On May 13, 2020 the Texarkana Gazette published an article entitled “Housing division going up on Arkansas side”. The article is about a new Arkansas housing subdivision at 2201 Arkansas Blvd that will contain about 20 homes whose price range is expected to be 160K-200K. The contractor is TDC General Contractors. An official with TDG General Contractors said his firm is constructing them and will also be selling them. The project started in February 2020 and is estimated to be completed around August 2020 even after being delayed by weather according to the official. I am familiar with this property as it use to be owned by Mount Grove Baptist church who used it as a youth/community center to include renting it out for community banquets.
The price range for the above housing raises a question as to affordability. Of course, housing at different levels are appropriate in a capitalistic society provided sufficient quality affordable housing are available for all to own not just rent especially starting at or about age 25-30. So this article is not meant to be critical of TDC General Contractors for building such housing; perhaps they do also build lower cost housing.
Housing at varies degrees of luxury according to the population capability is reasonable. Government financing of construction through grants for salaries and similar costs supporting reasonable cost home ownership is worthy of consideration while at the same time requiring home owners to pay a reasonable amount for the entire home ownership industry/process.
The standard formula for estimating how the cost of a house one can afford is 2.5 times one’s annual salary. For a 160K house that would be a household income of about $65000/per year. That means a household would need to make $5500/month to afford the home.
According to the 28%/36% standard rule one should spend no more than 28% of one’s monthly income on housing cost and 38% on total debt where total debt includes mortgage, car expenses, credit cards, and student loans.

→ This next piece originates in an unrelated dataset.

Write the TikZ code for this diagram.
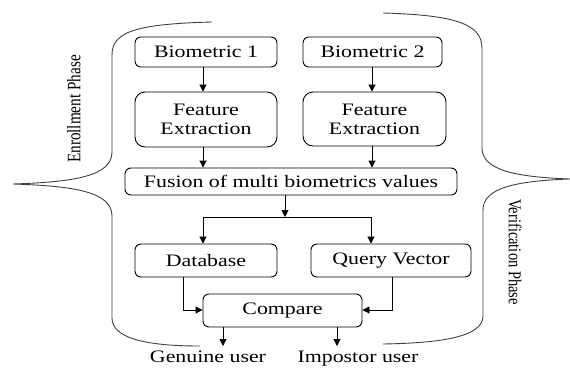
\documentclass[tikz,border=0pt]{standalone}
\usepackage{fontspec}
\setmainfont{Liberation Serif}[FakeStretch=1.25]
\newfontfamily\plainserif{Liberation Serif}
\usetikzlibrary{arrows.meta}
\begin{document}
\begin{tikzpicture}[x=1pt,y=-1pt,
  box/.style={draw, line width=0.9pt, rounded corners=6pt, align=center, inner sep=0pt,
    font=\fontsize{17.5}{19}\selectfont},
  conn/.style={line width=0.9pt, -{Triangle[length=7pt,width=7pt]}},
  plain/.style={line width=0.9pt},
  brace/.style={line width=0.9pt, draw=black!75},
  lbl/.style={font=\fontsize{17.5}{19}\selectfont, inner sep=0pt, anchor=base},
  phase/.style={inner sep=0pt}]
\useasboundingbox (0,0) rectangle (570,367);
% boxes
\node[box, minimum width=142pt, minimum height=30pt] (b1) at (206,52) {Biometric 1};
\node[box, minimum width=139pt, minimum height=30pt] (b2) at (372.5,52) {Biometric 2};
\node[box, minimum width=142pt, minimum height=55pt, rounded corners=10pt] (fe1) at (206,119.5) {Feature\\Extraction};
\node[box, minimum width=143pt, minimum height=54pt, rounded corners=10pt] (fe2) at (374.5,119) {Feature\\Extraction};
\node[box, minimum width=332pt, minimum height=27pt] (fus) at (291,181.5) {Fusion of multi biometrics values};
\node[box, minimum width=142pt, minimum height=33pt] (db) at (206,260.5) {Database};
\node[box, minimum width=160pt, minimum height=33pt] (qv) at (391,260.5) {Query Vector};
\node[box, minimum width=159pt, minimum height=33pt] (cmp) at (282.5,310.5) {Compare};
\node[lbl] (gen) at (208,362.5) {Genuine user};
\node[lbl] (imp) at (358,362.5) {Impostor user};
% phase labels
\node[phase, rotate=90] (enr) at (74,109) {\scalebox{1}[1.25]{\plainserif\fontsize{15.2}{16}\selectfont Enrollment Phase}};
\node[phase, rotate=-90] (ver) at (515,252) {\scalebox{1}[1.25]{\plainserif\fontsize{14.5}{16}\selectfont Verification Phase}};
% coordinates
\coordinate (x1) at (203,0);
\coordinate (x2) at (372,0);
\coordinate (split) at (285,217);
\coordinate (sl) at (203,217);
\coordinate (sr) at (371,217);
\coordinate (dbx) at (183,310);
\coordinate (qvx) at (392,310);
\coordinate (ge) at (223,346);
\coordinate (ie) at (337,346);
% connectors
\draw[conn] (x1 |- b1.south) -- (x1 |- fe1.north);
\draw[conn] (x2 |- b2.south) -- (x2 |- fe2.north);
\draw[conn] (x1 |- fe1.south) -- (x1 |- fus.north);
\draw[conn] (x2 |- fe2.south) -- (x2 |- fus.north);
\draw[conn] (split |- fus.south) -- (split);
\draw[plain] (sl) -- (sr);
\draw[conn] (sl) -- (sl |- db.north);
\draw[conn] (sr) -- (sr |- qv.north);
\draw[conn] (dbx |- db.south) -- (dbx) -- (cmp.west |- dbx);
\draw[conn] (qvx |- qv.south) -- (qvx) -- (cmp.east |- qvx);
\draw[conn] (ge |- cmp.south) -- (ge);
\draw[conn] (ie |- cmp.south) -- (ie);
% braces
\draw[brace] (212,22) .. controls (135,24) and (112,32) .. (112,55) -- (112,152)
  .. controls (112,176) and (75,182) .. (13,184)
  .. controls (75,186) and (112,192) .. (112,216) -- (112,318)
  .. controls (112,338) and (145,346) .. (200,346);
\draw[brace] (383,13) .. controls (455,15) and (482,24) .. (482,48) -- (482,148)
  .. controls (482,170) and (515,177) .. (570,179)
  .. controls (515,181) and (483,188) .. (483,210) -- (483,316)
  .. controls (483,336) and (445,343) .. (383,344);
\end{tikzpicture}
\end{document}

Things like credit score and debt-to-income ratio (DTI) are important factors considered by potential lenders to include interest rate offered. One can get one’s credit score free of charge annually at annualcreditreport.com.
To compute DTI add up ones’ expenses listed above then divide by gross monthly income. The higher the DTI the harder it is to get a lender. A DTI above 43% normally disqualifies.
According to the below city data link no more than 26.5% of the households made at least 60K as of 2017. That means no more than Texarkana, AR households could afford a 160K house. But 26.5% is probably high since that includes those making 60-64K.
Let’s take a couple with a household income of $3360/month or $40, 320 annually. What home would be affordable? At 2.5 times 40,320 that would give an affordable home of $100,800. But let’ say the couple has a new car payment and a used car payment for a total of $800/month and a monthly credit card debt of $100 for a total debt of $900. Then the affordable home price is 32K.
According to the Zillow mortgage calculator (see reference section) one would have to pay 1109/per month for a 160K house. That is 3950/month x .28 to get about 1109/month or 47400/year.
It is also worth noting that it is the banks and similar financial institutions that make out. For one usually ends up paying about 2 to 2.5 times the current cost of the home over a 30 year period. A home certainly does not appreciate that much. The average appreciation rate is between 3% to 5% annually. Moreover, the lending institution makes money from construction company loans in addition to the home buyer loan.
Not only that but lending institutions make money off the lumber company and other businesses in the home building/buying industry as many do not have cash on hand to cover salaries/benefits and their office building(s) and other business expenses.
Our economy sure does need a reset because it is out of whack for the common people.